* **Directive**: Transcribe the full listing exactly, and drop every picture.

================

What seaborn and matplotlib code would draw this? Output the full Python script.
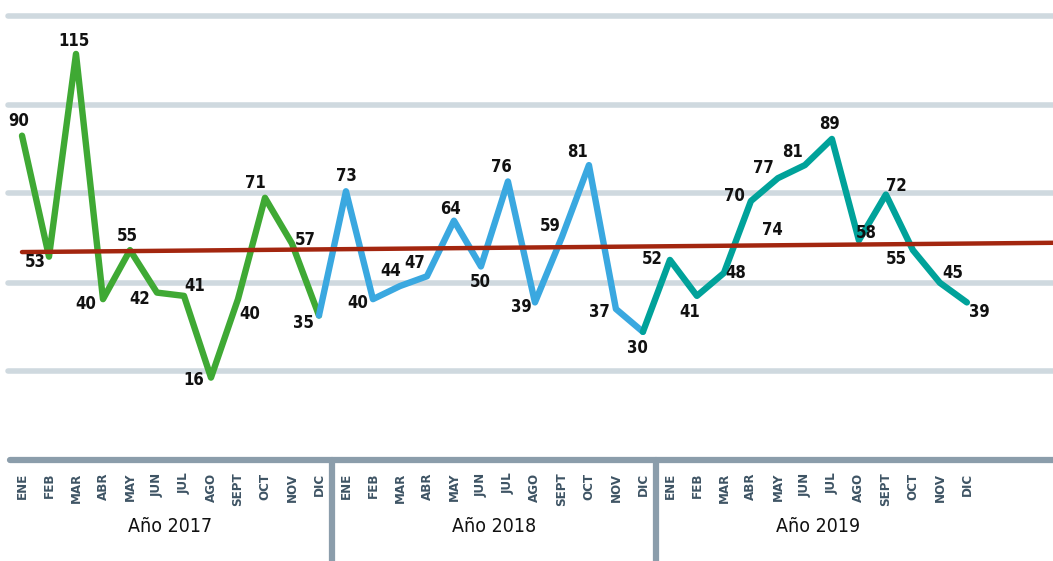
import numpy as np
import pandas as pd
import matplotlib.pyplot as plt
import seaborn as sns

# -------------------------------
# Data
# -------------------------------
months = ["ENE", "FEB", "MAR", "ABR", "MAY", "JUN", "JUL", "AGO", "SEPT", "OCT", "NOV", "DIC"]
years = ["Año 2017", "Año 2018", "Año 2019"]
vals_2017 = [90, 53, 115, 40, 55, 42, 41, 16, 40, 71, 57, 35]
vals_2018 = [73, 40, 44, 47, 64, 50, 76, 39, 59, 81, 37, 30]
vals_2019 = [52, 41, 48, 70, 77, 81, 89, 58, 72, 55, 45, 39]
trend_start = 54.4   # trend value at ENE 2017
trend_end = 57.0     # trend value at DIC 2019
grid_levels = [18, 45, 72.5, 99.5, 126.5]
extra_label = "74"

# label offsets in screen pixels, (right, down) -- style only
offsets = [(-3, -15), (-14, 5), (-2, -13), (-17, 5), (-3, -14), (-17, 6),
           (11, -10), (-17, 2), (12, 15), (-10, -15), (13, -4), (-16, 8),
           (0, -15), (-15, 4), (-9, -15), (-12, -13), (-3, -12), (-1, 16),
           (-7, -14), (-14, 5), (-12, -11), (-11, -13), (-17, 3), (-5, 16),
           (-18, -1), (-7, 16), (12, 0), (-16, -5), (-15, -10), (-12, -13),
           (-2, -15), (7, -7), (10, -9), (-17, 9), (13, -10), (12, 10)]

colors = ["#3fa934", "#3aa8e0", "#00a29a"]
trend_color = "#a3260f"
grid_color = "#cfd9df"
band_color = "#8b9dab"
month_color = "#3e5464"

df = pd.DataFrame({
    "idx": np.arange(36),
    "value": vals_2017 + vals_2018 + vals_2019,
    "month": months * 3,
})

# -------------------------------
# Plot
# -------------------------------
sns.set_style("white")
plt.rcParams["font.family"] = ["DejaVu Sans"]
plt.rcParams["font.stretch"] = "condensed"

fig = plt.figure(figsize=(10.53, 5.61), dpi=100)
ax = fig.add_axes([0, 101 / 561, 1, 460 / 561])
ax.set_xlim(-0.815, 38.19)
ax.set_ylim(-9.2, 131.5)

for g in grid_levels:
    ax.axhline(g, xmin=8 / 1053, xmax=1, color=grid_color, lw=4, zorder=0)

for k in range(3):
    lo = max(0, 12 * k - 1)
    seg = df.iloc[lo:12 * k + 12]
    sns.lineplot(data=seg, x="idx", y="value", color=colors[k], lw=4.6,
                 solid_capstyle="round", solid_joinstyle="round", ax=ax, zorder=3)

# trend line
slope = (trend_end - trend_start) / 35
tx = np.array([0, 38.19])
ax.plot(tx, trend_start + slope * tx, color=trend_color, lw=3.2,
        solid_capstyle="round", zorder=4)

# value labels
for i, row in df.iterrows():
    dx, dy = offsets[i]
    ax.annotate(str(row["value"]), (row["idx"], row["value"]),
                xytext=(dx, -dy), textcoords="offset pixels",
                ha="center", va="center", fontsize=12, fontweight="bold",
                color="#111111", zorder=5)
ax.annotate(extra_label, (27, 70), xytext=(21, -29), textcoords="offset pixels",
            ha="center", va="center", fontsize=12, fontweight="bold",
            color="#111111", zorder=5)

# bottom band and axis labels
ax.axhline(ax.get_ylim()[0], xmin=10 / 1053, xmax=1, color=band_color, lw=4.5,
           clip_on=False, zorder=6)
ax.set_xticks(df["idx"])
ax.set_xticklabels(df["month"], rotation=90, fontsize=9.5, fontweight="bold",
                   color=month_color, va="top")
ax.tick_params(axis="x", length=0, pad=9)
ax.set_yticks([])
ax.set_xlabel("")
ax.set_ylabel("")
for s in ax.spines.values():
    s.set_visible(False)

trans = ax.get_xaxis_transform()
for sep in [11.5, 23.5]:
    ax.plot([sep, sep], [0, -101 / 460], color=band_color, lw=4.5,
            transform=trans, clip_on=False, zorder=6)
for k, yl in enumerate(years):
    ax.text(12 * k + 5.5, -67 / 460, yl, transform=trans, ha="center",
            va="center", fontsize=14, color="#111111")

fig.savefig("out.png", dpi=100)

================

* **Output of the task**:
What seaborn and matplotlib code would draw this? Output the full Python script.
import numpy as np
import pandas as pd
import matplotlib.pyplot as plt
import seaborn as sns

# -------------------------------
# Data
# -------------------------------
months = ["ENE", "FEB", "MAR", "ABR", "MAY", "JUN", "JUL", "AGO", "SEPT", "OCT", "NOV", "DIC"]
years = ["Año 2017", "Año 2018", "Año 2019"]
vals_2017 = [90, 53, 115, 40, 55, 42, 41, 16, 40, 71, 57, 35]
vals_2018 = [73, 40, 44, 47, 64, 50, 76, 39, 59, 81, 37, 30]
vals_2019 = [52, 41, 48, 70, 77, 81, 89, 58, 72, 55, 45, 39]
trend_start = 54.4   # trend value at ENE 2017
trend_end = 57.0     # trend value at DIC 2019
grid_levels = [18, 45, 72.5, 99.5, 126.5]
extra_label = "74"

# label offsets in screen pixels, (right, down) -- style only
offsets = [(-3, -15), (-14, 5), (-2, -13), (-17, 5), (-3, -14), (-17, 6),
           (11, -10), (-17, 2), (12, 15), (-10, -15), (13, -4), (-16, 8),
           (0, -15), (-15, 4), (-9, -15), (-12, -13), (-3, -12), (-1, 16),
           (-7, -14), (-14, 5), (-12, -11), (-11, -13), (-17, 3), (-5, 16),
           (-18, -1), (-7, 16), (12, 0), (-16, -5), (-15, -10), (-12, -13),
           (-2, -15), (7, -7), (10, -9), (-17, 9), (13, -10), (12, 10)]

colors = ["#3fa934", "#3aa8e0", "#00a29a"]
trend_color = "#a3260f"
grid_color = "#cfd9df"
band_color = "#8b9dab"
month_color = "#3e5464"

df = pd.DataFrame({
    "idx": np.arange(36),
    "value": vals_2017 + vals_2018 + vals_2019,
    "month": months * 3,
})

# -------------------------------
# Plot
# -------------------------------
sns.set_style("white")
plt.rcParams["font.family"] = ["DejaVu Sans"]
plt.rcParams["font.stretch"] = "condensed"

fig = plt.figure(figsize=(10.53, 5.61), dpi=100)
ax = fig.add_axes([0, 101 / 561, 1, 460 / 561])
ax.set_xlim(-0.815, 38.19)
ax.set_ylim(-9.2, 131.5)

for g in grid_levels:
    ax.axhline(g, xmin=8 / 1053, xmax=1, color=grid_color, lw=4, zorder=0)

for k in range(3):
    lo = max(0, 12 * k - 1)
    seg = df.iloc[lo:12 * k + 12]
    sns.lineplot(data=seg, x="idx", y="value", color=colors[k], lw=4.6,
                 solid_capstyle="round", solid_joinstyle="round", ax=ax, zorder=3)

# trend line
slope = (trend_end - trend_start) / 35
tx = np.array([0, 38.19])
ax.plot(tx, trend_start + slope * tx, color=trend_color, lw=3.2,
        solid_capstyle="round", zorder=4)

# value labels
for i, row in df.iterrows():
    dx, dy = offsets[i]
    ax.annotate(str(row["value"]), (row["idx"], row["value"]),
                xytext=(dx, -dy), textcoords="offset pixels",
                ha="center", va="center", fontsize=12, fontweight="bold",
                color="#111111", zorder=5)
ax.annotate(extra_label, (27, 70), xytext=(21, -29), textcoords="offset pixels",
            ha="center", va="center", fontsize=12, fontweight="bold",
            color="#111111", zorder=5)

# bottom band and axis labels
ax.axhline(ax.get_ylim()[0], xmin=10 / 1053, xmax=1, color=band_color, lw=4.5,
           clip_on=False, zorder=6)
ax.set_xticks(df["idx"])
ax.set_xticklabels(df["month"], rotation=90, fontsize=9.5, fontweight="bold",
                   color=month_color, va="top")
ax.tick_params(axis="x", length=0, pad=9)
ax.set_yticks([])
ax.set_xlabel("")
ax.set_ylabel("")
for s in ax.spines.values():
    s.set_visible(False)

trans = ax.get_xaxis_transform()
for sep in [11.5, 23.5]:
    ax.plot([sep, sep], [0, -101 / 460], color=band_color, lw=4.5,
            transform=trans, clip_on=False, zorder=6)
for k, yl in enumerate(years):
    ax.text(12 * k + 5.5, -67 / 460, yl, transform=trans, ha="center",
            va="center", fontsize=14, color="#111111")

fig.savefig("out.png", dpi=100)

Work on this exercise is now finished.